Report: Old Coal Plants Cost Michigan $1.5 billion in Healthcare Costs

Michiganders pay an extra $1.5 billion per year in healthcare costs due to the harmful effects of aging coal-fired power plants across the state, according to a new report released by the Michigan Environmental Council.

The report looks at the health issues faced by the nine oldest power plants in the state, including the JH Campbell plant in West Olive and the BC Cobb plant on Muskegon Lake.

The report shows that families living near these coal plants spend an average of $500 per year due to doctor and hospital visits from asthma, heart problems, and respiratory ailments.
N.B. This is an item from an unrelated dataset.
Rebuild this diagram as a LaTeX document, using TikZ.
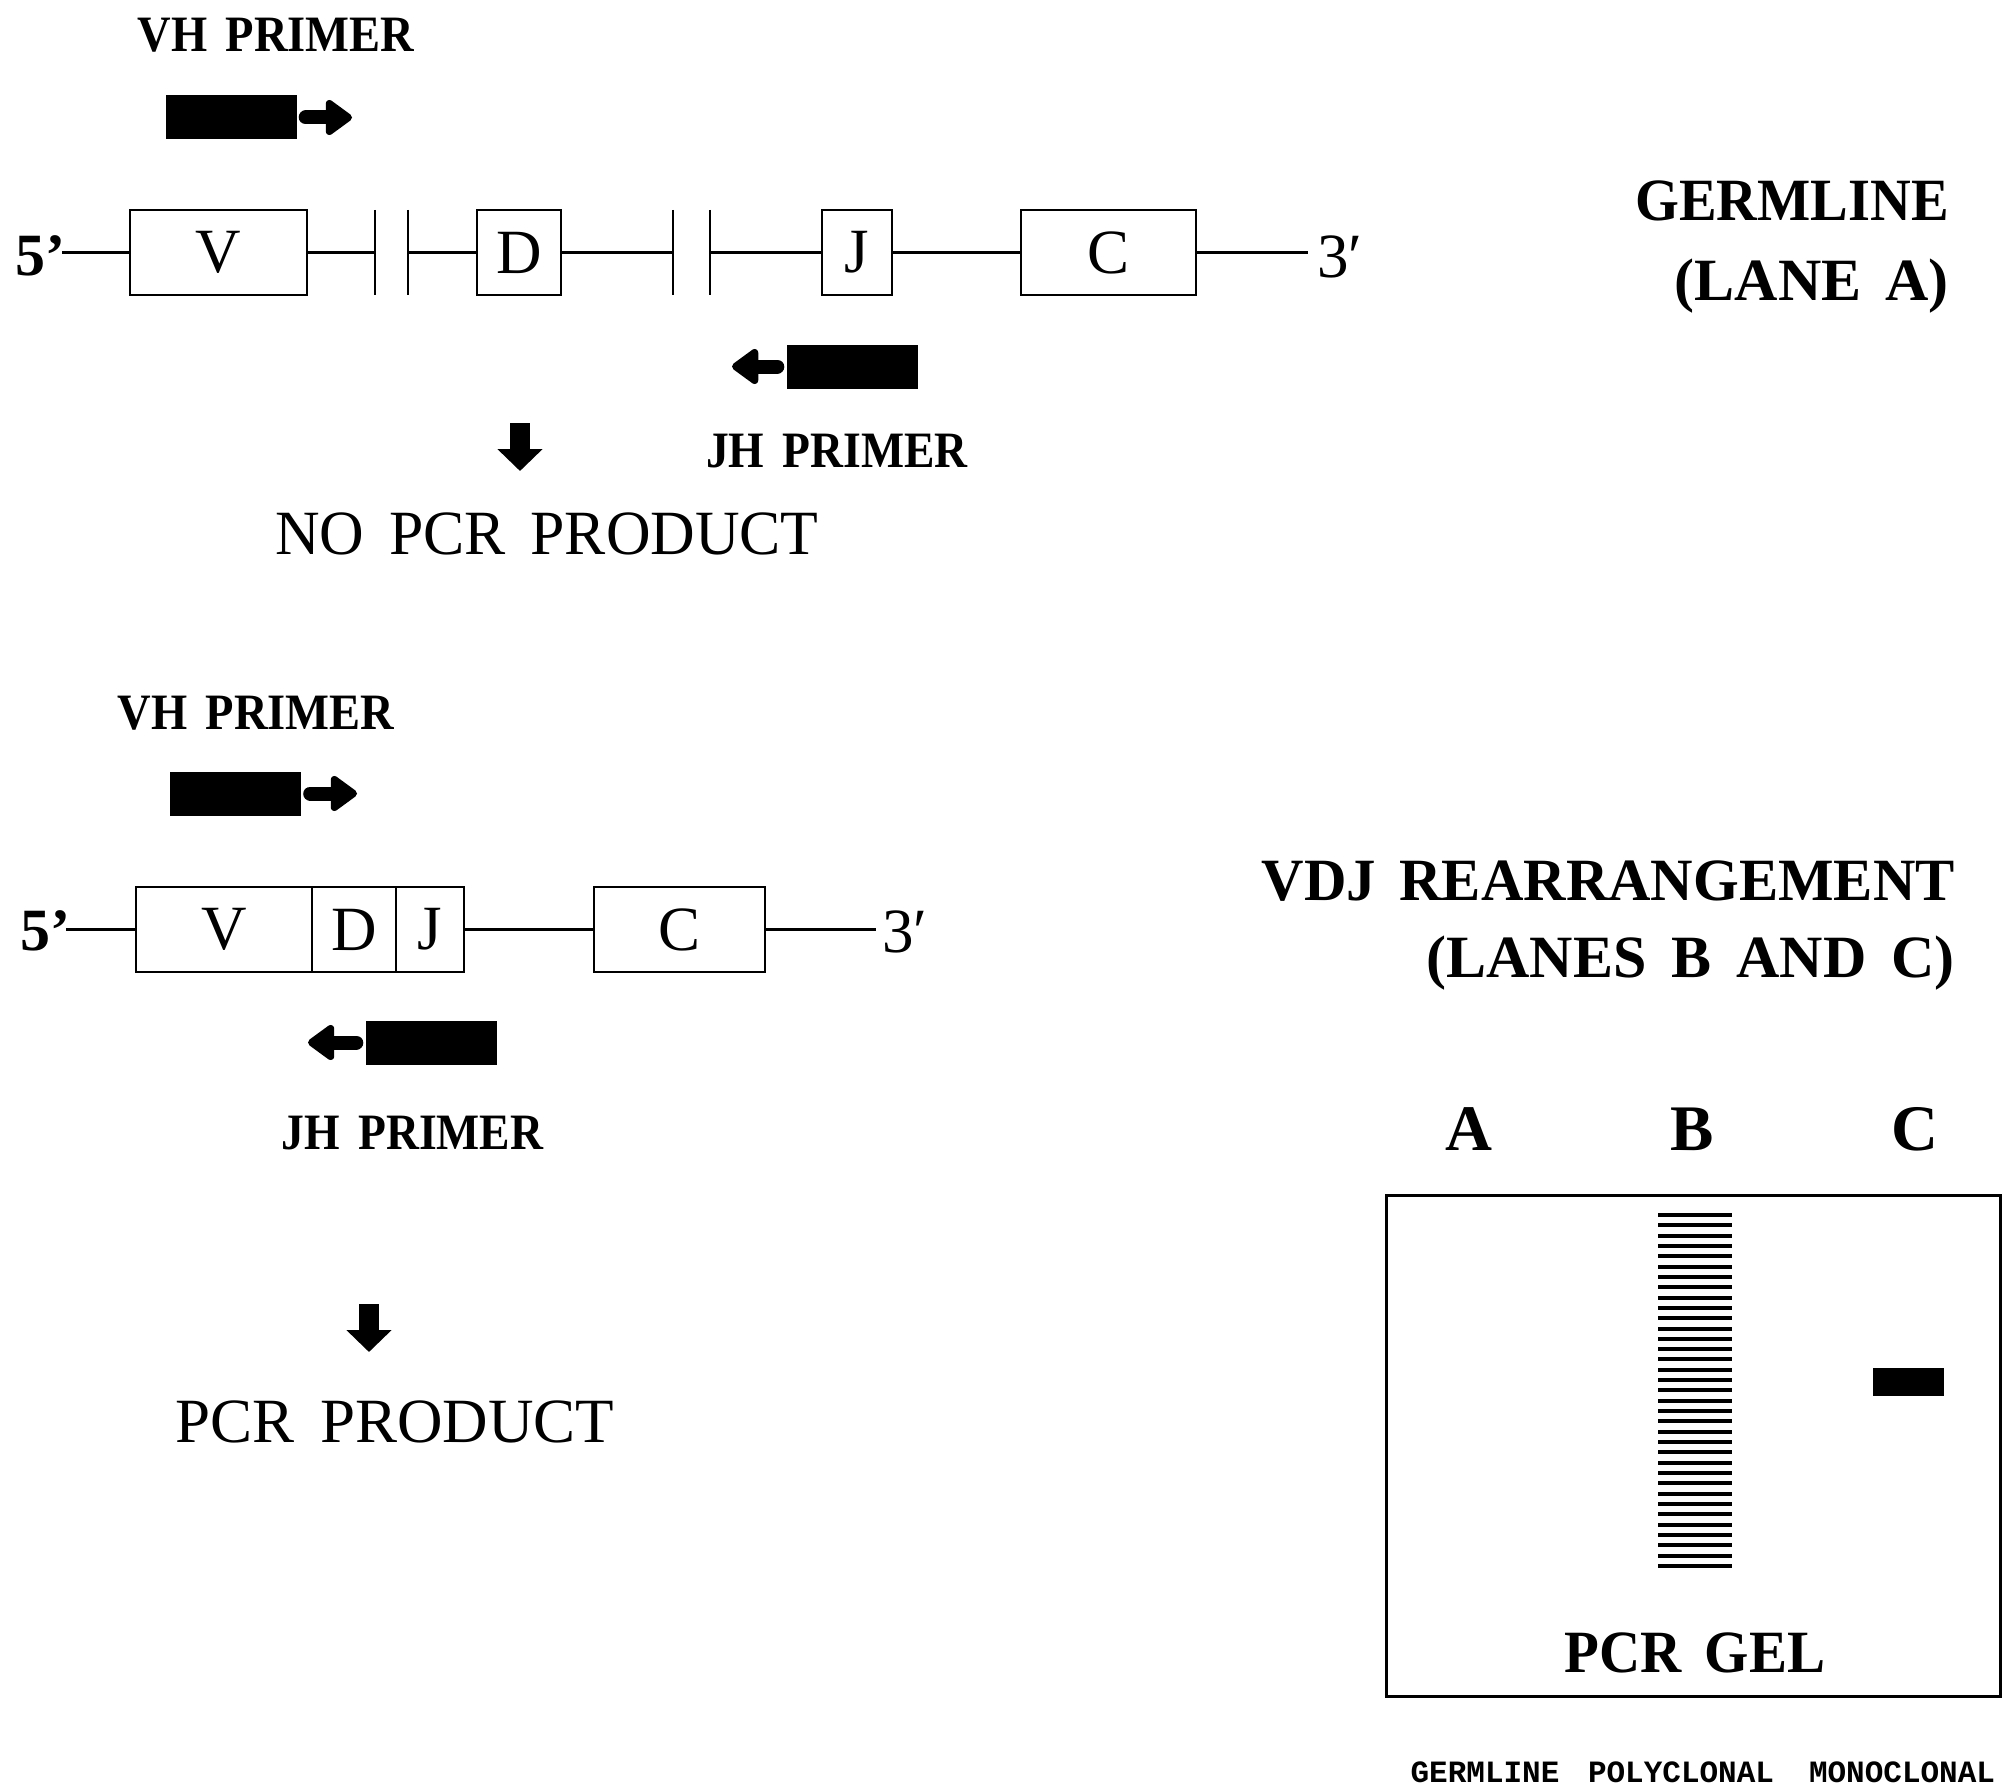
\documentclass[tikz,border=0pt]{standalone}
\usepackage{fontspec}
\usepackage{graphicx}
\setmainfont{Liberation Serif}[WordSpace=1.6]
\newfontfamily\monof{Liberation Mono}
\usetikzlibrary{arrows.meta}
\begin{document}
\begin{tikzpicture}[x=1pt,y=-1pt,
  bl/.style={inner sep=0pt, font=\fontsize{51}{55}\selectfont\bfseries},
  hd/.style={inner sep=0pt, font=\fontsize{60}{64}\selectfont\bfseries},
  lanelab/.style={inner sep=0pt, font=\fontsize{65}{68}\selectfont\bfseries},
  rg/.style={inner sep=0pt, font=\fontsize{63}{66}\selectfont},
  gbox/.style={draw, line width=2.6pt, inner sep=0pt, minimum height=85pt, font=\fontsize{63}{66}\selectfont},
  gline/.style={line width=2.2pt},
  brk/.style={line width=2.4pt},
  bar/.style={fill=black, inner sep=0pt, minimum width=131pt, minimum height=44pt},
  harrow/.style={line width=14pt, line cap=round, -{Triangle[length=29pt,width=40pt,round]}},
  darrow/.style={line width=20pt, -{Triangle[length=22pt,width=44pt]}},
  monolab/.style={inner sep=0pt, font=\fontsize{31}{33}\monof\bfseries},
  band/.style={line width=4pt},
]
\useasboundingbox[fill=white] (0,0) rectangle (2015,1790);

% ---------- GERMLINE (top) ----------
\node[bl, anchor=base] (vhA) at (276,52) {\scalebox{0.912}[1]{VH PRIMER}};
\node[bar] (barVA) at (231,117.5) {};
\coordinate (tipVA) at (352,117.5);
\draw[harrow] ([xshift=9pt]barVA.east) -- (tipVA);

\node[hd, anchor=base west] (fiveA) at (15,275) {5'};
\node[gbox, minimum width=177pt] (VA) at (218.5,252.5) {V};
\node[gbox, minimum width=84pt] (DA) at (519,252.5) {D};
\node[gbox, minimum width=70pt] (JA) at (857,252.5) {J};
\node[gbox, minimum width=175pt] (CA) at (1108.5,252.5) {C};
\node[rg, anchor=base west] (threeA) at (1317,277) {3′};
\coordinate (s5A) at (62,252.5);
\coordinate (e3A) at (1308,252.5);
\coordinate (b1tA) at (375,210); \coordinate (b1bA) at (375,295);
\coordinate (b2tA) at (408,210); \coordinate (b2bA) at (408,295);
\coordinate (b3tA) at (673,210); \coordinate (b3bA) at (673,295);
\coordinate (b4tA) at (710,210); \coordinate (b4bA) at (710,295);
\draw[gline] (s5A) -- (VA.west);
\draw[gline] (VA.east) -- (b1tA |- VA.east);
\draw[gline] (b2tA |- DA.west) -- (DA.west);
\draw[gline] (DA.east) -- (b3tA |- DA.east);
\draw[gline] (b4tA |- JA.west) -- (JA.west);
\draw[gline] (JA.east) -- (CA.west);
\draw[gline] (CA.east) -- (e3A);
\draw[brk] (b1tA) -- (b1bA);
\draw[brk] (b2tA) -- (b2bA);
\draw[brk] (b3tA) -- (b3bA);
\draw[brk] (b4tA) -- (b4bA);

\node[bar] (barJA) at (852,366.5) {};
\coordinate (tipJA) at (732,366.5);
\draw[harrow] ([xshift=-9pt]barJA.west) -- (tipJA);
\node[bl, anchor=base] (jhA) at (837,467) {\scalebox{0.895}[1]{JH PRIMER}};

\coordinate (dAt) at (520,423);
\coordinate (dAb) at (520,471);
\draw[darrow] (dAt) -- (dAb);
\node[rg, anchor=base] (noA) at (547,554) {\scalebox{0.98}[1]{NO PCR PRODUCT}};

\node[hd, anchor=base east] (germ) at (1949,220) {\scalebox{0.94}[1]{GERMLINE}};
\node[hd, anchor=base east] (laneA) at (1949,300) {(LANE\hspace{24pt}A)};

% ---------- VDJ REARRANGEMENT (bottom) ----------
\node[bl, anchor=base] (vhB) at (256,729) {\scalebox{0.912}[1]{VH PRIMER}};
\node[bar] (barVB) at (235.5,793.5) {};
\coordinate (tipVB) at (357,793.5);
\draw[harrow] ([xshift=9pt]barVB.east) -- (tipVB);

\node[hd, anchor=base west] (fiveB) at (20,950) {5'};
\node[gbox, minimum width=176pt] (VB) at (224,929.5) {V};
\node[gbox, minimum width=84pt] (DB) at (354,929.5) {D};
\node[gbox, minimum width=68pt] (JB) at (430,929.5) {J};
\node[gbox, minimum width=171pt] (CB) at (679.5,929.5) {C};
\node[rg, anchor=base west] (threeB) at (882,952) {3′};
\coordinate (s5B) at (66,929.5);
\coordinate (e3B) at (876,929.5);
\draw[gline] (s5B) -- (VB.west);
\draw[gline] (JB.east) -- (CB.west);
\draw[gline] (CB.east) -- (e3B);

\node[bar] (barJB) at (431,1042.5) {};
\coordinate (tipJB) at (308,1042.5);
\draw[harrow] ([xshift=-9pt]barJB.west) -- (tipJB);
\node[bl, anchor=base] (jhB) at (412.5,1149) {\scalebox{0.895}[1]{JH PRIMER}};

\coordinate (dBt) at (369,1304);
\coordinate (dBb) at (369,1352);
\draw[darrow] (dBt) -- (dBb);
\node[rg, anchor=base] (pcrB) at (395,1442) {PCR PRODUCT};

\node[hd, anchor=base east] (vdj) at (1955,900) {\scalebox{0.98}[1]{VDJ REARRANGEMENT}};
\node[hd, anchor=base east] (lanesBC) at (1955,977) {(LANES\hspace{25pt}B\hspace{25pt}AND\hspace{25pt}C)};

% ---------- PCR GEL ----------
\node[lanelab, anchor=base] (laA) at (1469,1150) {A};
\node[lanelab, anchor=base] (laB) at (1692,1150) {B};
\node[lanelab, anchor=base] (laC) at (1915,1150) {C};

\node[draw, line width=3pt, inner sep=0pt, minimum width=614pt, minimum height=501pt] (gel) at (1693,1445.5) {};
\foreach \i in {0,...,34} {
  \draw[band] (1658,{1215+\i*10.32}) -- (1732,{1215+\i*10.32});
}
\node[fill=black, inner sep=0pt, minimum width=71pt, minimum height=28pt] (monoband) at (1908.5,1382) {};
\node[hd, anchor=base] (gellab) at (1695,1672) {\scalebox{0.95}[1]{PCR GEL}};

\node[monolab, anchor=base] (tgerm) at (1485,1782) {GERMLINE};
\node[monolab, anchor=base] (tpoly) at (1681,1782) {POLYCLONAL};
\node[monolab, anchor=base] (tmono) at (1902,1782) {MONOCLONAL};
\end{tikzpicture}
\end{document}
“Keeping these plants limping along is expensive – both in the cost of increasing electricity rates and in health insurance premiums, copays and other expenses related to the damage they do,” said MEC President Chris Kolb in a press release.

That is hard-earned money that families could instead spend elsewhere, thus giving our economy a much-needed shot in the arm. Instead, these health effects are hurting Michiganders’ health and wallets.

These costs are in addition to the human costs of Michigan’s aging power plants. Michigan suffers 180 premature deaths, 68,000 asthma attacks, and 233 hospital visits attributable to these coal-fired power plants.

What can we do about the harm done to our economy and our health? The answer lies in replacing these aging plants with renewable sources of power, which have been shown to be both economically and ecologically better than nonrenewable sources.

(Note: West Michigan Environmental Action Council is a member of MEC.)